ところで、この人力モノレール、未来に向けた新しいアイディアなのかと言えば、必ずしもそうではありません。今から120年も前に、実は似たような乗り物が存在しました。アメリカ・ニュージャージー州の“Mount Holly”と“Smithville”の間にあった、“
Arthur E. Hotchkiss Bicycle Railway”がそれです。
“Arthur E. Hotchkiss”という人が発明し、1892年に建設されました。120年も昔に自転車鉄道があったとは驚きます。主として従業員の通勤用に設置されたようです。当時、その場所では、通勤用に土地を改良・造成して道路を建設するより、レールを敷いたほうが安上がりだったのかも知れません。
逆向きに座ると、逆方向に走行出来るような仕様になっていました。ハンドルは必要ないわけですが、つかまる為に設けられていました。しかし、運営する会社が1898年に倒産してしまい、現在は史跡として、一部が残されているだけです。
当時の技術ですから、この自転車鉄道自体、成功とは言えなかったようです。前の車体を追い越すことは出来ませんでしたし、単線であり、最後まで複線化しなかったので、待避所のある場所でなければ行き違いも出来ませんでした。

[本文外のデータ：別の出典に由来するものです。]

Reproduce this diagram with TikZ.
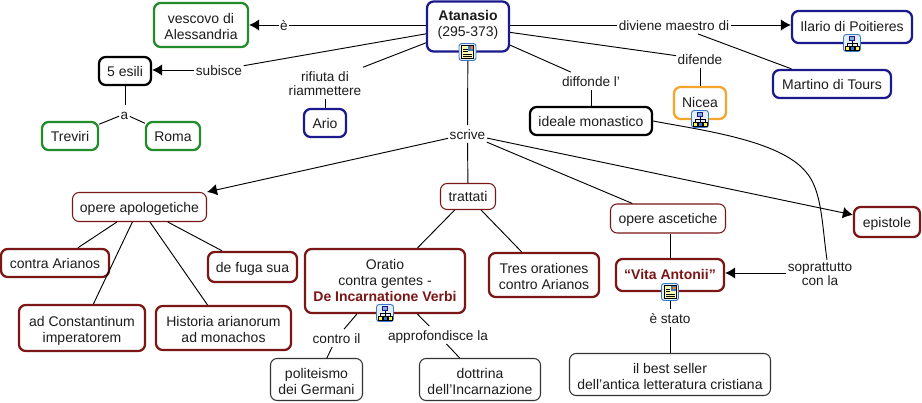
\documentclass[tikz,border=0pt]{standalone}
\usepackage{fontspec}
\setmainfont{Liberation Sans}
\usetikzlibrary{arrows.meta}
\definecolor{cgreen}{HTML}{228B2B}
\definecolor{cnavy}{HTML}{1A1A8C}
\definecolor{corange}{HTML}{F5A52A}
\definecolor{cred}{HTML}{7A1616}
\definecolor{ctext}{HTML}{1C1C1C}
\definecolor{iconblue}{HTML}{3B78C8}
\definecolor{iconfill}{HTML}{E4EEFA}
\newcommand{\deep}[1]{\rule[-#1]{0pt}{#1}}
\newcommand{\lift}{\rule{0pt}{12.6pt}}
\newcommand{\lblstrut}{\rule[-2.4pt]{0pt}{13pt}}
\tikzset{
  x=0.75pt,y=-0.75pt,
  sz/.style 2 args={minimum width=#1*0.75pt,minimum height=#2*0.75pt},
  box/.style={rectangle,rounded corners=5pt,draw,fill=white,inner sep=0pt,align=center,
    text=ctext,font=\fontsize{10.5}{12}\selectfont,
    execute at begin node=\lblstrut,execute at end node=\lblstrut},
  thick box/.style={box,line width=1.7pt},
  thin box/.style={box,line width=0.8pt},
  greenbox/.style={thick box,draw=cgreen},
  navybox/.style={thick box,draw=cnavy},
  blackbox/.style={thick box,draw=black},
  orangebox/.style={thick box,draw=corange},
  redbox/.style={thick box,draw=cred},
  redthin/.style={thin box,draw=cred},
  blackthin/.style={thin box,draw=black!80},
  lbl/.style={rectangle,fill=white,inner xsep=1pt,inner ysep=0pt,align=center,text=ctext,
    font=\fontsize{10.2}{10.7}\selectfont,
    execute at begin node=\lblstrut,execute at end node=\lblstrut},
  conn/.style={line width=0.7pt,draw=black},
  arr/.style={conn,-{Latex[length=7.5pt,width=8.5pt]}},
  docicon/.pic={
    \draw[iconblue,fill=iconfill,line width=0.7pt,rounded corners=2pt] (-8.5,-8.5) rectangle (8.5,8.5);
    \draw[black,fill=yellow!30,line width=0.6pt] (-6,-6.5) rectangle (6,6.5);
    \fill[iconblue] (0.5,-6) rectangle (5.5,-1);
    \fill[orange] (3,-5.5) rectangle (5.5,-3);
    \foreach \q in {-3,-0.5,2,4.5}{\draw[black,line width=0.5pt] (-4.5,\q) -- (0,\q);}
    \foreach \q in {2,4.5}{\draw[black,line width=0.5pt] (0,\q) -- (4.5,\q);}
  },
  hericon/.pic={
    \draw[iconblue,fill=iconfill,line width=0.7pt,rounded corners=2pt] (-8.5,-8.5) rectangle (8.5,8.5);
    \draw[black,line width=0.4pt] (0,-3) -- (0,3) (-5,3) -- (-5,0) -- (5,0) -- (5,3);
    \draw[cnavy,fill=iconblue!60,line width=0.5pt] (-2.5,-7) rectangle (2.5,-3);
    \draw[black,fill=yellow!70,line width=0.4pt] (-7,3) rectangle (-3,7);
    \draw[black,fill=iconblue,line width=0.4pt] (-2,3) rectangle (2,7);
    \draw[black,fill=yellow!70,line width=0.4pt] (3,3) rectangle (7,7);
  }
}
\begin{document}
\begin{tikzpicture}
\useasboundingbox[fill=white] (0,0) rectangle (922,403);
% concepts
\node[navybox,sz={82}{50}] (atanasio) at (468,26.5) {\lift\textbf{Atanasio}\\(295-373)\deep{9pt}};
\node[greenbox,sz={94}{44}] (vescovo) at (201,25) {\lift vescovo di\\Alessandria};
\node[blackbox,sz={52}{28}] (esili) at (125,71) {5 esili};
\node[greenbox,sz={56}{28}] (treviri) at (70,136) {Treviri};
\node[greenbox,sz={54}{28}] (roma) at (173,136) {Roma};
\node[navybox,sz={42}{28}] (ario) at (325,123) {Ario};
\node[navybox,sz={120}{32}] (ilario) at (852,27) {Ilario di Poitieres\deep{4.5pt}};
\node[navybox,sz={118}{28}] (martino) at (832,84) {Martino di Tours};
\node[orangebox,sz={52}{32}] (nicea) at (700,103) {Nicea\deep{4.5pt}};
\node[blackbox,sz={122}{28}] (ideale) at (591,121) {ideale monastico};
\node[redthin,sz={134}{29}] (apolog) at (139.5,207) {opere apologetiche};
\node[redthin,sz={55}{26}] (trattati) at (468,196.5) {trattati};
\node[redthin,sz={115}{29}] (ascet) at (668,218.5) {opere ascetiche};
\node[redbox,sz={66}{30}] (epistole) at (887,222) {epistole};
\node[redbox,sz={108}{28}] (contra) at (55,263) {contra Arianos};
\node[redbox,sz={89}{30}] (fuga) at (252.5,267) {de fuga sua};
\node[redbox,sz={126}{46}] (const) at (82,328) {\lift ad Constantinum\\imperatorem};
\node[redbox,sz={135}{44}] (historia) at (223.5,328) {\lift Historia arianorum\\ad monachos};
\node[redbox,sz={160}{64}] (oratio) at (385,281) {\lift Oratio\\contra gentes -\\\textcolor{cred}{\textbf{De Incarnatione Verbi}}\deep{5.7pt}};
\node[redbox,sz={110}{44}] (tres) at (544,275) {\lift Tres orationes\\contro Arianos};
\node[redbox,sz={108}{32}] (vita) at (670,275) {\textcolor{cred}{\textbf{“Vita Antonii”}}\deep{4.5pt}};
\node[blackthin,sz={92}{42}] (polit) at (316.5,379.5) {\lift politeismo\\dei Germani};
\node[blackthin,sz={121}{42}] (dottrina) at (480,379.5) {\lift dottrina\\dell'Incarnazione};
\node[blackthin,sz={201}{42}] (best) at (670,374.5) {\lift il best seller\\dell'antica letteratura cristiana};
% link labels
\node[lbl] (le) at (284,25) {è};
\node[lbl] (lsub) at (219,70) {subisce};
\node[lbl] (la) at (124.5,114) {a};
\node[lbl] (lrif) at (325,82) {\lift rifiuta di\\riammettere};
\node[lbl] (ldiv) at (674,25) {diviene maestro di};
\node[lbl] (ldif) at (700,59) {difende};
\node[lbl] (ldiff) at (591,81) {diffonde l'};
\node[lbl] (lscr) at (467.5,134) {scrive};
\node[lbl] (lsop) at (820,272) {\lift soprattutto\\con la};
\node[lbl] (lsta) at (670,318) {è stato};
\node[lbl] (lcon) at (336.5,338) {contro il};
\node[lbl] (lapp) at (438,335) {approfondisce la};
\coordinate (bend) at (806,172);
\coordinate (soprtop) at (827,260);
% connectors
\draw[conn] (atanasio.west |- le) -- (le);
\draw[arr] (le) -- (le -| vescovo.east);
\draw[conn] (atanasio) -- (lsub);
\draw[arr] (lsub) -- (lsub -| esili.east);
\draw[conn] (esili) -- (esili |- la.north);
\draw[conn] (la) -- (treviri);
\draw[conn] (la) -- (roma);
\draw[conn] (atanasio) -- (lrif);
\draw[conn] (lrif) -- (ario);
\draw[conn] (atanasio.east |- ldiv) -- (ldiv);
\draw[arr] (ldiv) -- (ldiv -| ilario.west);
\draw[conn] (ldiv) -- (martino);
\draw[conn] (atanasio) -- (ldif);
\draw[conn] (ldif) -- (nicea);
\draw[conn] (atanasio) -- (ldiff);
\draw[conn] (ldiff) -- (ideale);
\draw[conn] (atanasio) -- (lscr);
\draw[conn] (lscr) -- (trattati);
\draw[arr] (lscr) -- (apolog);
\draw[conn] (lscr) -- (ascet);
\draw[arr] (lscr) -- (epistole);
\draw[conn] (apolog) -- (contra);
\draw[conn] (apolog) -- (const);
\draw[conn] (apolog) -- (historia);
\draw[conn] (apolog) -- (fuga);
\draw[conn] (trattati) -- (oratio);
\draw[conn] (trattati) -- (tres);
\draw[conn] (ascet.south -| vita) -- (vita);
\draw[conn] (oratio) -- (lcon);
\draw[conn] (lcon) -- (polit);
\draw[conn] (oratio) -- (lapp);
\draw[conn] (lapp) -- (dottrina);
\draw[conn] (vita) -- (lsta);
\draw[conn] (lsta) -- (best);
\draw[conn] (ideale.east) .. controls (700,130) and (780,140) .. (bend) .. controls (822,190) and (822,225) .. (soprtop);
\draw[arr] (lsop.west |- 0,273) -- (vita.east |- 0,273);
% icons
\pic at (467.5,52) {docicon};
\pic at (670,292) {docicon};
\pic at (852,43) {hericon};
\pic at (700,119) {hericon};
\pic at (385,313) {hericon};
\end{tikzpicture}
\end{document}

朝夕で一方通行だったのかも知れませんが、かなり不自由な部分もあったのでしょう。
現在でも、構造的には同じ問題を抱えているわけですが、“SkyRide”のチームも複数のレールを使って、レーンチェンジを行えるようなテクノロジーを開発中だと言います。当時とは開発環境も使える技術も大きく違っているわけですから、おそらく、そのあたりは解決出来ると思われます。
この自転車モノレール、まさに古くて新しい技術と言えそうです。実際に実用化されて、どこまで人々の移動を担えるようになるのかはわかりません。しかし、他の新交通システムと共存、あるいは分担する形で実現することは十分考えられます。
“SkyRide”がマスダール・シティに採用されるか、“Shweeb”の運用がどこかの都市で始まるか、今のところ未知数ですが、次第に明らかになっていくでしょう。世界で次世代のハイテク環境技術の標準を競う戦いが繰り広げられる中、これらの人力の移動手段がどこまで食い込んでいくかが楽しみです。
エジプトのデモの状況が気になりますね。イスラム諸国に混乱が広がったりすると、原油価格などへの影響も心配です。